The structure they came up with is somewhat dialectical. The show begins with a traditional version of il mu, juxtaposes that against a section of contemporary dance, and then finishes with a kind of synthesis, an updated il mu. What remains consistent throughout are the principals of unison and multiplication. As in military drills and chorus lines, a single dancer almost never moves alone.

Even the traditional version has been theatricalized, though. Where the original stays put, this one, while using the same moves and objects, keeps changing formation: not just lines and rows but squares, zigzags and circles. The line rotates. The shapes fracture. Sometimes, the dancers move in bursts of quick succession, domino style.

Il mu isn’t the only court dance included. There’s also Chunaengmu, or the Dance of the Spring Nightingale, traditionally performed by a woman who stands on a woven mat and gently waves her long sleeves. In “One Dance,” it is performed by 24 women whose individual mats, laid out like cards for Concentration, can rise on wires. The sleeves are longer and wider, and as the dancers turn with raised arms, the bottom part of the fabric lingers a bit, causing the sleeves to spiral. When they’re all spinning, the stage looks like a field of floppy wind turbines, or an extremely elegant carwash.

“One Dance” goes in for mass effects like that, but the stage design is generally spare. Instead of castle architecture, Jung substitutes a movable frame of white poles that can outline the stage like giant goal posts or hover over it like a roof. The contemporary sections take place in an abstraction of a bamboo forest made of more white poles. The costumes are mainly in bold single hues. Compared to the original ceremony, “One Dance” is both less and more.

The music has similarly been stripped down and souped up. “We tried to tear it apart and then reinterpret it and put it all back together again,” Jaeduk Kim said. The court music was minimalized, he said, with what he called the rough sounds removed. The contemporary sections introduce Western instruments, but also use traditional Korean ones in untraditional ways. The eo, shaped like a tiger with a serrated back and scratched with a stick, is struck like a snare drum. A zither called the ajaeng is played in the manner of a contrabass. “And sometimes we use a contrabass like an ajaeng,” he said. “We try to be ambiguous.”

But the biggest change in the music is rhythmic. In the original ceremony, percussion is a form of punctuation marking different parts of drawn-out phrases. Much of the music of “One Dance,” by contrast, has a pulse, a beat — like a lot of Korean folk forms and what most of the world now thinks of as dance music.
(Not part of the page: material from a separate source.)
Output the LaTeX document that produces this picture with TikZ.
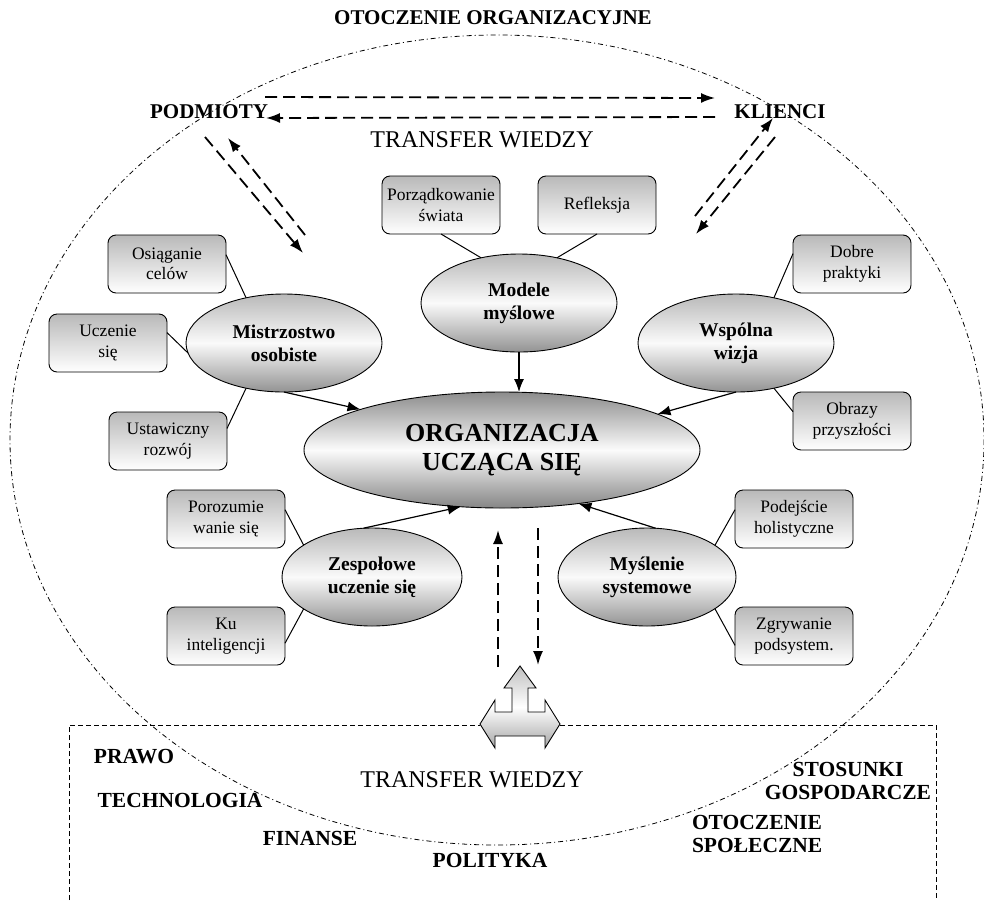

This gives the contemporary sections their drive, as the low-slung dancers spin, swoop and lunge with a martial-arts attack. But the pulse also underlies the present-day feel of the updated il mu, making it sharper, more percussive, more on the music.

“In traditional Korean dance,” Jeong said, “you take it very slow and elongate it so that it just flows and keeps on flowing. It’s almost like you’re exhaling for a very long time without cutting it off. This is the essence of Korean dance.”

“With traditional dance,” she added, “we would not take our foot very far off the ground. It’s very subtle.” But in the updated il mu, the dancers not only raise their legs high; the bare legs of the women slip out through slits in skirts.

The updated il mu is also faster and more athletic. The dancers run, roll, jump. The finale, like that of many classical ballets or Olympic opening ceremonies, keeps adding and subtracting bodies that advance in waves, eventually filling the stage. But, Jeong said, “even though the pace is fast, you can catch traditional aspects in it, some of the traditional Korean breath.”

Everything in “One Dance,” Jung said, has special meaning in Korean culture. The traditional ceremony has origins in China, though it has lasted longer in Korea, and both it and “One Dance” are rooted in Korean philosophy. There is an il mu dance for scholars and one for soldiers. The formations are like “reading the sky to predict the future,” he said, analogous to Western astrology. Bamboo is a symbolic tree: “In Korean scholar culture, your mind has to be like bamboo.”

“I tried to modernize the dance for better global communication,” Jung said. But when he first encountered the original il mu, he thought it looked modern, “like an experimental performance,” he said. “The traditional dances of many cultures are more unique than globalized modern dance, and we have to keep some of these varied traditions in order to be modern, in a way.”

“I want people to know how modern this dance is,” he added, “but I also want people to see that this is the spirit of Korean culture. These are the two opposite paths I want people to understand.”